White House National-Security Adviser Jake Sullivan said the U.S. would not immediately issue “threats” to China regarding an investigation into the origins of the coronavirus pandemic, in an interview on CNN’s State of the Union on Sunday.
Host Dana Bash asked Sullivan whether the U.S. would “take action to increase the pressure” on China if that country continues to bar access to investigators. Bash noted that “we still don’t know whether the coronavirus developed naturally or came from a lab in Wuhan.”
Natl. Security Adviser Jake Sullivan says the US is working with the international community to investigate the origins of Covid-19, despite China stonewalling.
“We’re not going to simply accept China saying no.” #CNNSOTU pic.twitter.com/aNTm7eWAFc
— CNN Politics (@CNNPolitics) June 20, 2021
Sullivan said the Biden administration is working on the issue on “two tracks,” first by working on an intelligence-community assessment of the origins of the pandemic, and the second through an international investigation led by the World Health Organization.
“President Biden has rallied democratic partners to say there must be access to China, to be able to get the data necessary to understand what happened here,” Sullivan said. “We are not at this point going to issue threats or ultimatums.

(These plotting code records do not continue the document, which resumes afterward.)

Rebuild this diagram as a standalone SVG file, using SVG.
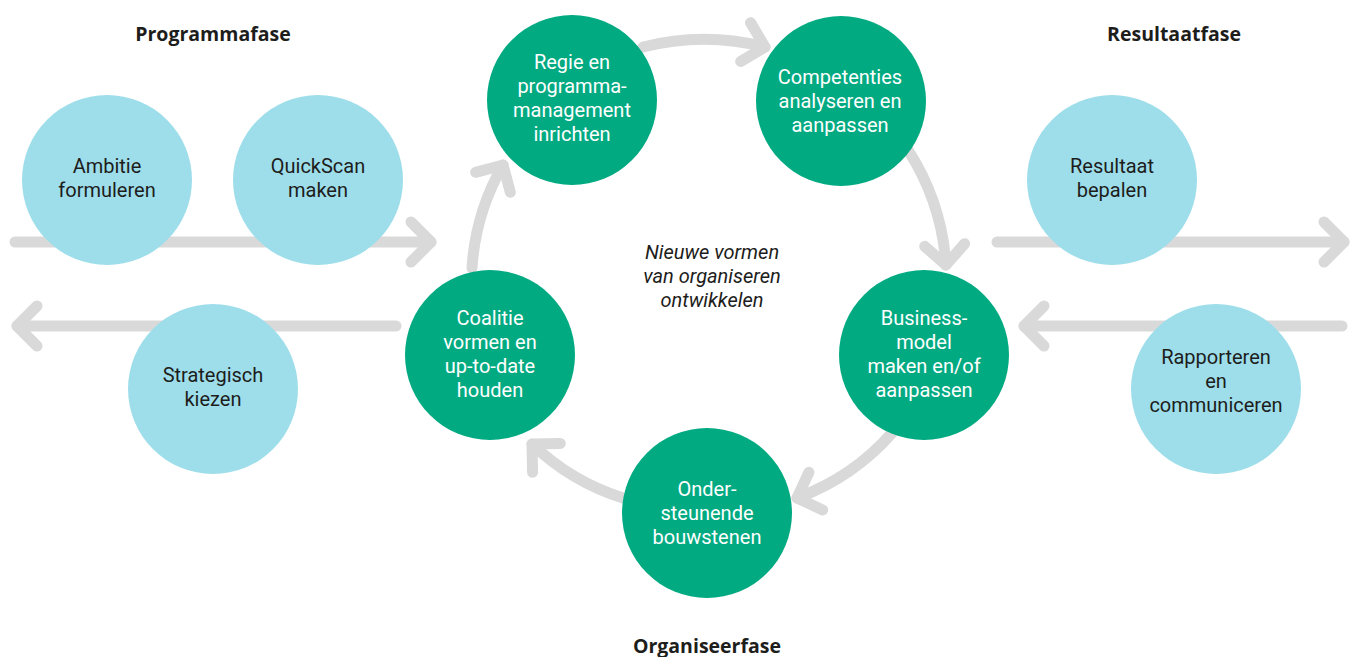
<svg xmlns="http://www.w3.org/2000/svg" width="1354" height="657" viewBox="0 0 1354 657">
  <style>
    .flow { fill: none; stroke: #d9d9d9; stroke-width: 11; stroke-linecap: round; stroke-linejoin: round; }
    .phase { fill: #9edeeb; }
    .step { fill: #02aa82; }
    .lbl { font-family: Roboto, "Liberation Sans", sans-serif; font-size: 20px; text-anchor: middle; }
    .lbl-dark { fill: #1d1d1b; }
    .lbl-light { fill: #ffffff; }
    .head { font-family: "Open Sans", "Liberation Sans", sans-serif; font-size: 19.5px; font-weight: bold; fill: #1d1d1b; text-anchor: middle; }
    .core { font-family: Roboto, "Liberation Sans", sans-serif; font-size: 20px; font-style: italic; fill: #1d1d1b; text-anchor: middle; }
  </style>
  <defs>
    <marker id="chevron" viewBox="-30 -30 40 60" markerWidth="40" markerHeight="60" refX="0" refY="0" orient="auto" markerUnits="userSpaceOnUse" overflow="visible">
      <path d="M -20 -20 L 0 0 L -20 20" fill="none" stroke="#d9d9d9" stroke-width="11" stroke-linecap="round" stroke-linejoin="round"/>
    </marker>
  </defs>

  <rect width="1354" height="657" fill="#ffffff"/>

  <!-- connectors -->
  <g id="connectors">
    <path class="flow" d="M 15 242 L 431 242" marker-end="url(#chevron)"/>
    <path class="flow" d="M 396 326 L 17 326" marker-end="url(#chevron)"/>
    <path class="flow" d="M 997 242 L 1344 242" marker-end="url(#chevron)"/>
    <path class="flow" d="M 1342 326 L 1024 326" marker-end="url(#chevron)"/>
    <path class="flow" d="M 643 47 A 247 247 0 0 1 765 47" marker-end="url(#chevron)"/>
    <path class="flow" d="M 908 150 A 242 242 0 0 1 946 265" marker-end="url(#chevron)"/>
    <path class="flow" d="M 892 433 A 234 234 0 0 1 797 498" marker-end="url(#chevron)"/>
    <path class="flow" d="M 623 498 A 233 233 0 0 1 532 444" marker-end="url(#chevron)"/>
    <path class="flow" d="M 472 268 A 236 236 0 0 1 503 165" marker-end="url(#chevron)"/>
  </g>

  <!-- phase headings -->
  <text class="head" x="213" y="41">Programmafase</text>
  <text class="head" x="1174" y="41">Resultaatfase</text>
  <text class="head" x="707" y="653">Organiseerfase</text>

  <!-- programme phase -->
  <g id="ambitie">
    <circle class="phase" cx="107" cy="180" r="85"/>
    <text class="lbl lbl-dark" x="107" y="173">Ambitie</text>
    <text class="lbl lbl-dark" x="107" y="197">formuleren</text>
  </g>
  <g id="quickscan">
    <circle class="phase" cx="318" cy="180" r="85"/>
    <text class="lbl lbl-dark" x="318" y="173">QuickScan</text>
    <text class="lbl lbl-dark" x="318" y="197">maken</text>
  </g>
  <g id="strategisch">
    <circle class="phase" cx="213" cy="389" r="85"/>
    <text class="lbl lbl-dark" x="213" y="382">Strategisch</text>
    <text class="lbl lbl-dark" x="213" y="406">kiezen</text>
  </g>

  <!-- result phase -->
  <g id="resultaat">
    <circle class="phase" cx="1112" cy="180" r="85"/>
    <text class="lbl lbl-dark" x="1112" y="173">Resultaat</text>
    <text class="lbl lbl-dark" x="1112" y="197">bepalen</text>
  </g>
  <g id="rapporteren">
    <circle class="phase" cx="1216" cy="389" r="85"/>
    <text class="lbl lbl-dark" x="1216" y="364">Rapporteren</text>
    <text class="lbl lbl-dark" x="1216" y="388">en</text>
    <text class="lbl lbl-dark" x="1216" y="412">communiceren</text>
  </g>

  <!-- organising cycle -->
  <text class="core" x="712" y="259">Nieuwe vormen</text>
  <text class="core" x="712" y="283">van organiseren</text>
  <text class="core" x="712" y="307">ontwikkelen</text>

  <g id="regie">
    <circle class="step" cx="572" cy="100" r="85"/>
    <text class="lbl lbl-light" x="572" y="69">Regie en</text>
    <text class="lbl lbl-light" x="572" y="93">programma-</text>
    <text class="lbl lbl-light" x="572" y="117">management</text>
    <text class="lbl lbl-light" x="572" y="141">inrichten</text>
  </g>
  <g id="competenties">
    <circle class="step" cx="841" cy="101" r="85"/>
    <text class="lbl lbl-light" x="840" y="84">Competenties</text>
    <text class="lbl lbl-light" x="840" y="108">analyseren en</text>
    <text class="lbl lbl-light" x="840" y="132">aanpassen</text>
  </g>
  <g id="businessmodel">
    <circle class="step" cx="924" cy="355" r="85"/>
    <text class="lbl lbl-light" x="924" y="325">Business-</text>
    <text class="lbl lbl-light" x="924" y="349">model</text>
    <text class="lbl lbl-light" x="924" y="373">maken en/of</text>
    <text class="lbl lbl-light" x="924" y="397">aanpassen</text>
  </g>
  <g id="bouwstenen">
    <circle class="step" cx="707" cy="513" r="85"/>
    <text class="lbl lbl-light" x="707" y="496">Onder-</text>
    <text class="lbl lbl-light" x="707" y="520">steunende</text>
    <text class="lbl lbl-light" x="707" y="544">bouwstenen</text>
  </g>
  <g id="coalitie">
    <circle class="step" cx="490" cy="355" r="85"/>
    <text class="lbl lbl-light" x="490" y="325">Coalitie</text>
    <text class="lbl lbl-light" x="490" y="349">vormen en</text>
    <text class="lbl lbl-light" x="490" y="373">up-to-date</text>
    <text class="lbl lbl-light" x="490" y="397">houden</text>
  </g>
</svg>
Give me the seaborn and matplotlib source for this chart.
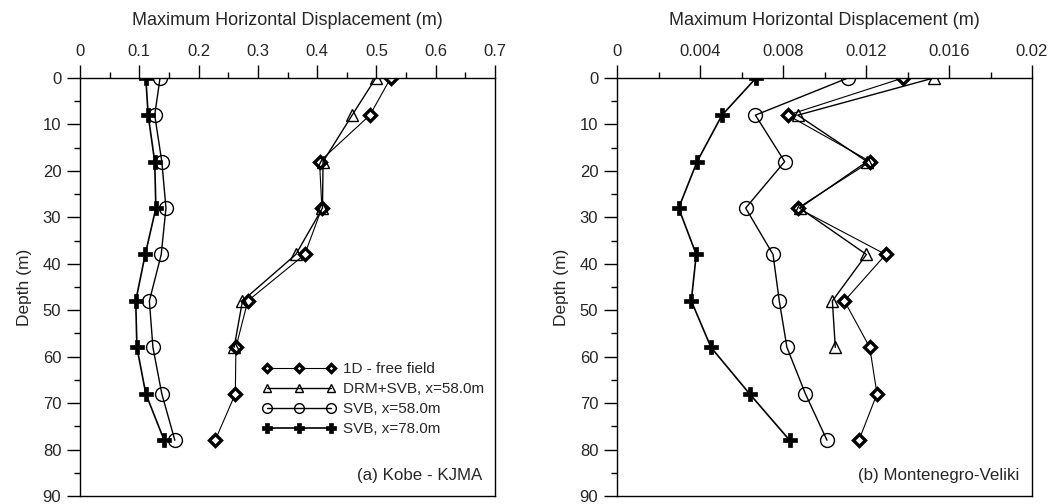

What we’re going to do is continue to rally support in the international community. And if it turns out that China refuses to live up to its international obligations, we will have to consider our responses at that point.”

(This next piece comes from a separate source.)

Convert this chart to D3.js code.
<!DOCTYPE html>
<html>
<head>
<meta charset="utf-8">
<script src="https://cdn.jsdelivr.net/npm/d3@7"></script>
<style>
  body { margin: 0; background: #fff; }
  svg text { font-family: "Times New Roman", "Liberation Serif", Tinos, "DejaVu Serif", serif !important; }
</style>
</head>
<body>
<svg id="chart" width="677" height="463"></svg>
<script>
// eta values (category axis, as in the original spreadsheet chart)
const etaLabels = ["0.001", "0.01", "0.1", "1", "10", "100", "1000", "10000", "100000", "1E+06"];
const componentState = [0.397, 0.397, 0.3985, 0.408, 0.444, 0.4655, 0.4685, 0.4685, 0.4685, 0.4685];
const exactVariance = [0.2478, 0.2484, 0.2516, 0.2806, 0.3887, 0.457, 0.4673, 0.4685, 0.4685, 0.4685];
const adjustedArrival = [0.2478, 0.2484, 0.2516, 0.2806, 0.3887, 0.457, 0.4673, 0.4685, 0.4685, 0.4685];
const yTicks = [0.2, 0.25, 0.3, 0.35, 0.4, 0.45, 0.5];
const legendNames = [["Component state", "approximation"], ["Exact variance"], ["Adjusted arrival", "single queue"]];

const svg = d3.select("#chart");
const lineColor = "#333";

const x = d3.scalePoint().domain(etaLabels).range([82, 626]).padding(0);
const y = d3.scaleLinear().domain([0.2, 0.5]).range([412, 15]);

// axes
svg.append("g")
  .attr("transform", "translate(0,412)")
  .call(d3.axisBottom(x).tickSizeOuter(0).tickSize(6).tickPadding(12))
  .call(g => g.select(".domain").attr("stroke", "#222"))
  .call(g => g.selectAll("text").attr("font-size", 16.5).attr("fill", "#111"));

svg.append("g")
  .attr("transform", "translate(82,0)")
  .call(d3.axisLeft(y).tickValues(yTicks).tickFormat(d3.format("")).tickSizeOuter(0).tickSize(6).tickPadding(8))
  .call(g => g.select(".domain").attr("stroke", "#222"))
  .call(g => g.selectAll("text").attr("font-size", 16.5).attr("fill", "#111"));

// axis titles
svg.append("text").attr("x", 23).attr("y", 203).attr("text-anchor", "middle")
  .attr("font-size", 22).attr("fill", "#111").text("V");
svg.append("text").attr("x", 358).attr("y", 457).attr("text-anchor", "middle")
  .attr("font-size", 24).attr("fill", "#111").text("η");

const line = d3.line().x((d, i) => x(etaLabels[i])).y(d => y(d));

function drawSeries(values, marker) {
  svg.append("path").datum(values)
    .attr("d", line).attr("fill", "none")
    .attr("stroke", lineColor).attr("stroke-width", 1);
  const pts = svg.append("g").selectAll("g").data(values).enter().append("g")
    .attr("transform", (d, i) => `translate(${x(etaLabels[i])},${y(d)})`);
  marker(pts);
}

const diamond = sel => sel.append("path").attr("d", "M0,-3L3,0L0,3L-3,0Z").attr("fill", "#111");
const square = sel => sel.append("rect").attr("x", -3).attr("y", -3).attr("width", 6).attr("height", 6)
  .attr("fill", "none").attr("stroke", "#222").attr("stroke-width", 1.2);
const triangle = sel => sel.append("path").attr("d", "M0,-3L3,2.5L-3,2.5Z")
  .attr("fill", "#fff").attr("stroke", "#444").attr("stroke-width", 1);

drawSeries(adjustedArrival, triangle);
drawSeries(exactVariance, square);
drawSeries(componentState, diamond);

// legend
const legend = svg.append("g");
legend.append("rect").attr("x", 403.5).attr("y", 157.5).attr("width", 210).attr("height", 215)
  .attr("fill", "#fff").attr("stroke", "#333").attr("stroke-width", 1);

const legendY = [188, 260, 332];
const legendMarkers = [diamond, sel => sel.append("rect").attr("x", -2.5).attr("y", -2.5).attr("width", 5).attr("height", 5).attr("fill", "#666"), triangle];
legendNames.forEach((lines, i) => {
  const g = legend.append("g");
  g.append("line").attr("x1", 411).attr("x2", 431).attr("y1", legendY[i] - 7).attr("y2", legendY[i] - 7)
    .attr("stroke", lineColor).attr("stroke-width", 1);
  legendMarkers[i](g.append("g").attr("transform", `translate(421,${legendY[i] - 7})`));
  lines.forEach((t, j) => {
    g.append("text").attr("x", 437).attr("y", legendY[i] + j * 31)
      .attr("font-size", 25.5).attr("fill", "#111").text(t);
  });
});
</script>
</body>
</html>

In similar comments to Fox News, Sullivan said China faced the threat of “isolation in the international community” if it refuses to cooperate with a probe into the pandemic’s origins.

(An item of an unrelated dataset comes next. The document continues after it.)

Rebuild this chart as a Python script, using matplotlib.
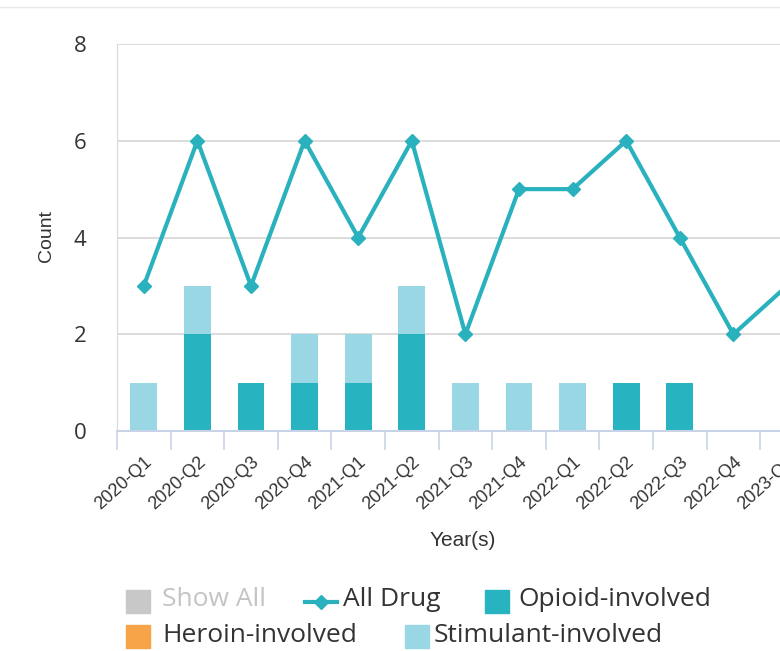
import matplotlib.pyplot as plt
from matplotlib.patches import Rectangle
from matplotlib.lines import Line2D

quarters = ["2020-Q1", "2020-Q2", "2020-Q3", "2020-Q4", "2021-Q1", "2021-Q2",
            "2021-Q3", "2021-Q4", "2022-Q1", "2022-Q2", "2022-Q3", "2022-Q4", "2023-Q1"]
all_drug = [3, 6, 3, 6, 4, 6, 2, 5, 5, 6, 4, 2, 3]
opioid = [0, 2, 1, 1, 1, 2, 0, 0, 0, 1, 1, 0, 0]
heroin = [0, 0, 0, 0, 0, 0, 0, 0, 0, 0, 0, 0, 0]
stimulant = [1, 1, 0, 1, 1, 1, 1, 1, 1, 0, 0, 0, 0]

c_line = "#2AB1BE"
c_opioid = "#27B3BF"
c_heroin = "#F7A448"
c_stim = "#98D7E3"
c_grey = "#C8C8C8"

fig = plt.figure(figsize=(7.8, 6.51), dpi=100)
W, H = 780, 651

# plot area extends past right edge (cut off like the screenshot)
left, top, bottom = 117, 44, 431
step = 53.6
ax = fig.add_axes([left / W, 1 - bottom / H, 13 * step / W, (bottom - top) / H])

x = list(range(len(quarters)))
ax.bar(x, opioid, width=0.5, color=c_opioid, zorder=2)
base = [o + h for o, h in zip(opioid, heroin)]
ax.bar(x, heroin, width=0.5, bottom=opioid, color=c_heroin, zorder=2)
ax.bar(x, stimulant, width=0.5, bottom=base, color=c_stim, zorder=2)
ax.plot(x, all_drug, color=c_line, lw=3, marker="D", markersize=7, zorder=3,
        clip_on=False)

ax.set_xlim(-0.5, 12.5)
ax.set_ylim(0, 8)
ax.set_yticks([0, 2, 4, 6, 8])
ax.grid(axis="y", color="#D6D6D6", lw=1.2, zorder=0)
ax.set_axisbelow(True)

for s in ["top", "right"]:
    ax.spines[s].set_visible(False)
ax.spines["left"].set_color("#DADADA")
ax.spines["bottom"].set_color("#C9D3E8")
ax.spines["bottom"].set_linewidth(1.5)

ax.set_xticks([i - 0.5 for i in range(14)], minor=False)
ax.set_xticklabels([])
ax.tick_params(axis="x", which="major", length=14, color="#C9D3E8", width=1.2)
ax.set_xticks(x, minor=True)
ax.set_xticklabels(quarters, minor=True, rotation=42, ha="right",
                   rotation_mode="anchor", fontsize=13, family="Liberation Sans",
                   color="#333333")
ax.tick_params(axis="x", which="minor", length=0, pad=16)
ax.tick_params(axis="y", length=0, labelsize=16, labelcolor="#333333", pad=22)
for t in ax.get_yticklabels():
    t.set_family("Open Sans")

fig.text(463 / W, 1 - 540 / H, "Year(s)", ha="center", va="center", fontsize=15,
         family="Liberation Sans", color="#333333")
fig.text(46 / W, 1 - 236 / H, "Count", ha="center", va="center", rotation=90,
         fontsize=14, family="Liberation Sans", color="#333333")

# top divider line of the page
fig.add_artist(Line2D([0, 1], [1 - 7 / H, 1 - 7 / H], color="#E8E8E8", lw=1))

# legend, drawn by hand to keep highcharts flow layout
def sq(px, py, color):
    fig.add_artist(Rectangle((px / W, 1 - (py + 23) / H), 24 / W, 23 / H,
                             color=color, transform=fig.transFigure))

def label(px, py, txt, color="#333333"):
    fig.text(px / W, 1 - py / H, txt, ha="left", va="center", fontsize=19,
             family="Open Sans", color=color)

sq(126, 590, c_grey)
label(162, 600, "Show All", "#C4C4C4")
fig.add_artist(Line2D([305 / W, 337 / W], [1 - 602 / H] * 2, color=c_line, lw=3,
                      transform=fig.transFigure))
fig.add_artist(Line2D([321 / W], [1 - 602 / H], color=c_line, marker="D",
                      markersize=7, transform=fig.transFigure))
label(343, 600, "All Drug")
sq(485, 590, c_opioid)
label(518, 600, "Opioid-involved")
sq(126, 625, c_heroin)
label(162, 635, "Heroin-involved")
sq(405, 625, c_stim)
label(434, 635, "Stimulant-involved")

fig.savefig("out.png", dpi=100)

The Biden administration’s insistence on working with the WHO comes after the organization faced criticism for apparent deference to China during the early days of the outbreak. Former CDC director Robert Redfield said the organization was “highly compromised” during its initial efforts.
“Clearly, they were incapable of compelling China to adhere to the treaty agreements that they have on global health, because they didn’t do that,” Redfield told Fox News last week. “Clearly, they allowed China to define the group of scientists that could come and investigate.”
However, while a WHO team concluded a lab leak was not a likely cause of the pandemic, WHO director-general Dr. Tedros Adhanom Ghebreyesus called for further investigation of the theory.
“Although the team has concluded that a laboratory leak is the least likely hypothesis, this requires further investigation, potentially with additional missions involving specialist experts, which I am ready to deploy,” Tedros said in March of this year.